«Stiamo considerando tutte le possibilità». Impegnato nel consiglio dei ministri e nella conferenza stampa su un Def percorso dalle richieste dei partiti di uno scostamento respinto dal governo, il presidente del Consiglio Mario Draghi segue con un occhio le traversie contemporanee della delega fiscale. Dove lo stop di Lega e Forza Italia ufficializza la spaccatura nella maggioranza. E non chiude all’ipotesi di un voto di fiducia che rimescolerebbe definitivamente le carte parlamentari del suo governo. «La posizione della Lega era prevista», ha aggiunto Draghi, «quindi andremo avanti. C’è stato un voto in commissione, è stato vinto dal governo due volte. Speriamo di vincere di nuovo».
Centrodestra con diverse «sfumature»
Dopo settimane di trattative che non sono riuscite a decollare davvero, mercoledì lo stop è arrivato da tutto il centrodestra, ma con sfumature diverse. «Al momento non ci sono le condizioni per approvare la delega», dettano i deputati Massimo Bitonci e Alberto Gusmeroli in una nota concordata con Matteo Salvini. A Forza Italia il clima è simile, ma la porta resta socchiusa: «Il governo non impedisca il confronto chiedendo la fiducia», rimarcano fonti azzurre che pretendono «garanzie per escludere anche in futuro» aumenti di tasse. «Lega e Fi vogliono negare gli impegni presi per non compromettere la narrazione fiabesca con cui si presenteranno agli elettori», ribattono dal M5s Vita Martinciglio e Giovanni Currò. «Ritirare ora l’appoggio a un testo discusso così a lungo con il governo sarebbe molto grave». Dopo un anno e mezzo di lavoro parlamentare «e diversi mesi sulla delega, siamo alle ore decisive», riassume il presidente della commissione Finanze Luigi Marattin (Iv), relatore del provvedimento. «Ogni partito di maggioranza dovrà decidere se la riforma fiscale deve rimanere solo sui manifesti elettorali, o può concretizzarsi nei provvedimenti di Governo».
I due nodi da sciogliere
La maionese della maggioranza è impazzita mercoledì pomeriggio, poche ore prima della ripresa serale della discussione in commissione Finanze alla Camera, ma il problema stava montando da giorni. Intorno a due questioni in particolare: il percorso verso il sistema «duale», che dividerebbe i redditi da lavoro e pensione ad aliquota progressiva dagli altri a tassazione proporzionale con due aliquote, e la richiesta di rendere vincolanti i pareri delle commissioni sui decreti attuativi, motivato da Lega e Fi con l’esigenza di evitare che «manine tecniche» infilino aumenti di tasse fra le pieghe dei commi. Il primo rappresenta uno dei passaggi con maggiore ambizione di sistema nella delega; il secondo è una richiesta del centrodestra respinta da governo e relatore.
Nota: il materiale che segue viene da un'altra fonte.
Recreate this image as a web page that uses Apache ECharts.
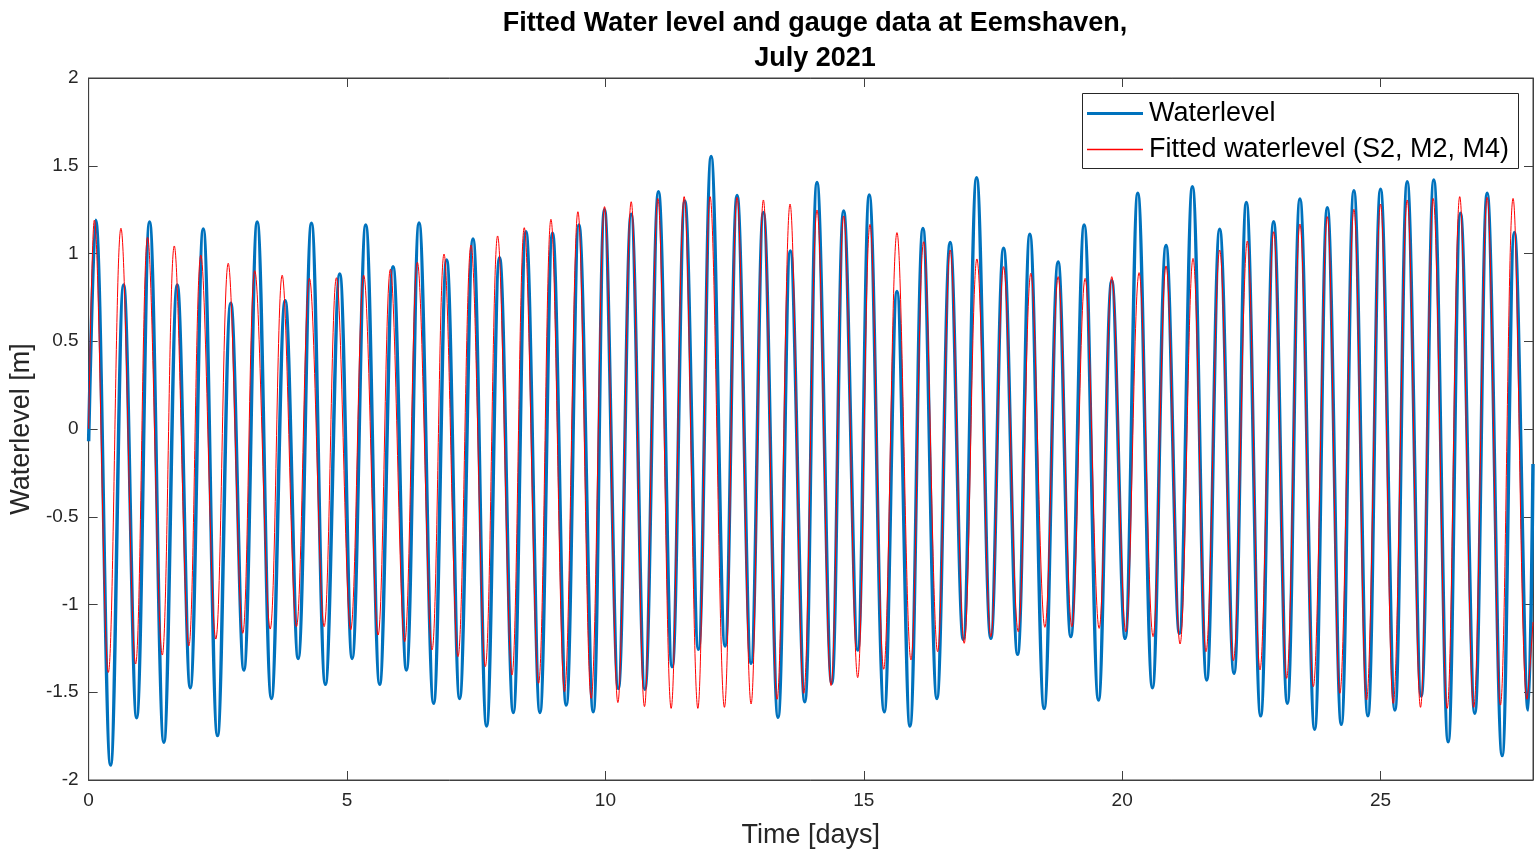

Quando il dettaglio tecnico diventa «politico»
Ma con il passare delle settimane gli snodi tecnici si sono colorati sempre più di significati politici, destinati ad accentuarsi ulteriormente ogni giorno che avvicina la legislatura alla fine e i partiti alle elezioni. La scottatura sul Catasto, con il doppio voto finito 23 a 22 per il governo, come ricordato da Draghi, è ancora fresca. E Lega e Fi tornano sulla questione politicamente esplosiva delle tasse sul mattone anche per quel che riguarda il sistema duale. Il duale vero e proprio prevederebbe un’aliquota unica per tutto ciò che è fuori dall’Irpef progressiva. Il testo rielaborato al Mef prevede un passaggio intermedio, transitorio, a due aliquote: in cui però dovrebbero trovare spazio le cedolari sugli affitti (21 e 10% oggi), oltre ai titoli di Stato (12,5%) e alle altre rendite finanziarie (al 26%).
Verso l’unità del centrodestra (classico)
Nel frattempo, nei primi voti di mercoledì sera è partito il Vietnam parlamentare che ha archiviato l’ipotesi di accontonare i correttivi. Lega, Fi e Fdi si sono visti respingere (anche con un 23 a 23) le proposte di abolire la trasformazione in sovraimposte delle attuali addizionali Irpef e di passare da addizionali a compartecipazioni. Sul Fisco si sta ricostruendo insomma l’unità del centro-destra classico. Contro il governo.